Typical point-of-care instruments today can remind you of IBM mainframes of the 1970s, said Charles G. Sodini, the LeBel Professor of Electrical Engineering at MIT, at his DesignMed keynote address Wednesday September 28. He hopes to change that and is working through the Medical Electronic Device Realization Center (MEDRC) at MIT to revolutionize medical device design.
Sodini began his address by citing industries already disrupted by microelectronics, including watches in 1970, calculators in 1980, computers in 1990, communications in 2000, and consumer devices in 2010. Looking ahead, he said, he sees similar disruption in medical applications, with microelectronics revolutionizing medical device design through 2020.
One goal of MEDRC is to change the face of how engineers design medical devices and look at markets. Now, Sodini said, there is little interaction between medical-device companies and microelectronics companies. Each entity prepares product project definitions separately.
In pursuit of that improvement, Sodini said that MEDRC provides precompetitive medical electronic device solutions involving strong interaction among medical device and microelectronics companies as well as physicians and clinicians. The goal is to derive precompetitive technology results that industrial members can turn into products.
He sees MEDRC as well situated at the MIT campus. “Boston has the most hospitals per unit area that we know of, and that’s good for medical research.” He also said that MIT has 30 years experience with the microelectronics industry, interacting with industry over the long haul, and MEDRC will leverage MIT’s industry experience to strengthen relations with medical-device community.
Sodini said that the MEDRC will make use of the MIT portfolio over a wide range of areas. “I am a chip guy, he acknowledged, “but we are not talking just chips.” MEDRC, he said, will address issues including biocompatible packaging, energy saving and power management, and communication of bits to end users.
The medical world is segmented by disease, Sodini said, with each device being very specialized for one disease and serving a relatively small market size.

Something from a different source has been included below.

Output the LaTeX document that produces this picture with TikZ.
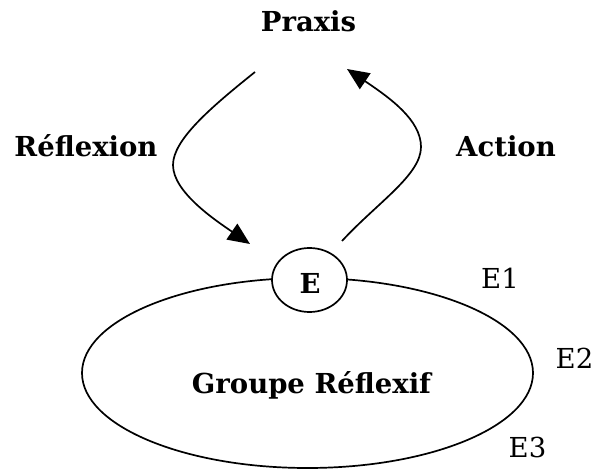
\documentclass[tikz,border=0pt]{standalone}
\usepackage{fontspec}
\setmainfont{DejaVu Serif}
\usetikzlibrary{shapes.geometric,arrows.meta}
\begin{document}
\begin{tikzpicture}[x=1pt,y=-1pt,
  line width=1.7pt,
  bigtxt/.style={font=\fontsize{27.5}{32}\selectfont\bfseries, inner sep=0pt, anchor=base},
  smalltxt/.style={font=\fontsize{27.5}{32}\selectfont, inner sep=0pt, anchor=base},
  arr/.style={-{Triangle[length=22pt,width=19pt]}, line width=1.7pt},
  ovalbox/.style={draw, ellipse, inner sep=0pt}]
\useasboundingbox (0,0) rectangle (594,470);
\node[bigtxt] (praxis) at (308.5,32) {Praxis};
\node[bigtxt] (refl) at (86,157) {Réflexion};
\node[bigtxt] (action) at (506,157) {Action};
\node[ovalbox, minimum width=451pt, minimum height=190pt] (grp) at (307.5,373) {};
\node[bigtxt] (grptext) at (311.5,393) {Groupe Réflexif};
\node[ovalbox, fill=white, minimum width=75pt, minimum height=64pt] (e) at (309.5,280) {};
\node[bigtxt] (etext) at (310,294) {E};
\node[smalltxt] (e1) at (500,288) {E1};
\node[smalltxt] (e2) at (574.5,368) {E2};
\node[smalltxt] (e3) at (527.5,457) {E3};
\coordinate (ls) at (255,72);
\coordinate (le) at (250,244);
\coordinate (rs) at (342,241);
\coordinate (re) at (347,69);
\draw[arr] (ls) .. controls (210,108) and (173,140) .. (173,165)
  .. controls (173,192) and (215,220) .. (le);
\draw[arr] (rs) .. controls (377,203) and (421,175) .. (421,147)
  .. controls (421,120) and (390,98) .. (re);
\end{tikzpicture}
\end{document}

One of MEDRC’s goals is to establish a platform that can serve multiple vertical markets with each market defined by a specific disease.
Sodini cited several applications MEDRC is addressing or will address in the future: wearable products such as cuffless blood-pressure devices, minimally invasive monitors, point-of-care instruments (including lab on a chip), data-communications techniques (including body-coupled body-area networks in which the body itself is the communications medium), and imaging systems (including smart ultrasound devices that reduce technician training requirements). He noted that the GE Vscan ultrasound system is almost as small as a cell phone. But he added that such systems require a trained and therefore expensive technician, who serves as the feedback loop manipulating probe. The goal is to have an ultrasound machine able to guide the technician so that less training is required.
Epilepsy and Parkinson’s disease are examples of different diseases that could be addressed by a platform approach to medical-device design, Sodini said. A physician working with epilepsy wants to know how many seizures a patient has each month, and self-reported data is noisy and unreliable. In contrast, a wearable EEG monitor could count seizures and enable the physician to adjust medication based on reliable data.
In contrast, a physician treating a Parkinson’s patient wants to adjust medicine based on reliable measurements of motion changes. The physician treating epilepsy and the one treating Parkinson’s require an electrical sensor and an accelerometer, respectively, but despite the different sensor requirements, each could take advantage of the same packaging, power management, and data-communications technologies.
Sodini provided details on the specific example of noninvasive monitoring of intracranial pressure—the hydrostatic pressure of cerebrospinal fluid. ICP monitoring can be essential after a severe head injury—after a traumatic head injury the brain can swell, driving IC pressure up and cerebral blood flow down, leading, he said, to what clinicians call “poor outcomes.” Traditionally, he said, measuring ICP is very invasive, requiring surgical penetration of the skull. MEDRC, however, has developed a minimally invasive alternative that employs a transcranial Doppler technique. The wearable device is built from off-the-shelf parts, including an Imasonic capacitive 2-D 16×16 ultrasonic transducer array. He noted that ultrasound waves in the body behave much like millimeter waves in space and can be steered to the desired target using phased-array techniques, thereby minimizing the power required to generate the ultrasound signal.
Sodini also described a wearable heart monitor that can make mechanical, electrical, and optical measurements—ballistocardiogram (BCG) electrocardiogram (ECG), and photoplethysmography (PPG) measurements, respectively. (BCG relates to the body’s mechanical recoil in response to a heartbeat, while PPG is an optical technique that can measure blood oxygen saturation). The device is worn on the ear, which, he said, is a great anchor that can support everything from eyeglasses to Bluetooth headsets.
The heart monitor is definitely a prototype, mostly housed in an old-fashioned hearing-aid package. But the goal, said Sodini, is to get the device into the clinic to learn how well it can deliver the data doctors need to serve their patients. With the use model sufficiently developed in the clinic setting, industry can pick up where MEDRC leaves off and provide the integration that can lead to the mass production of high-quality cost-effective devices that lead to commercial solutions.
(Originally posted October 3 at rickeditor.blogspot.com.)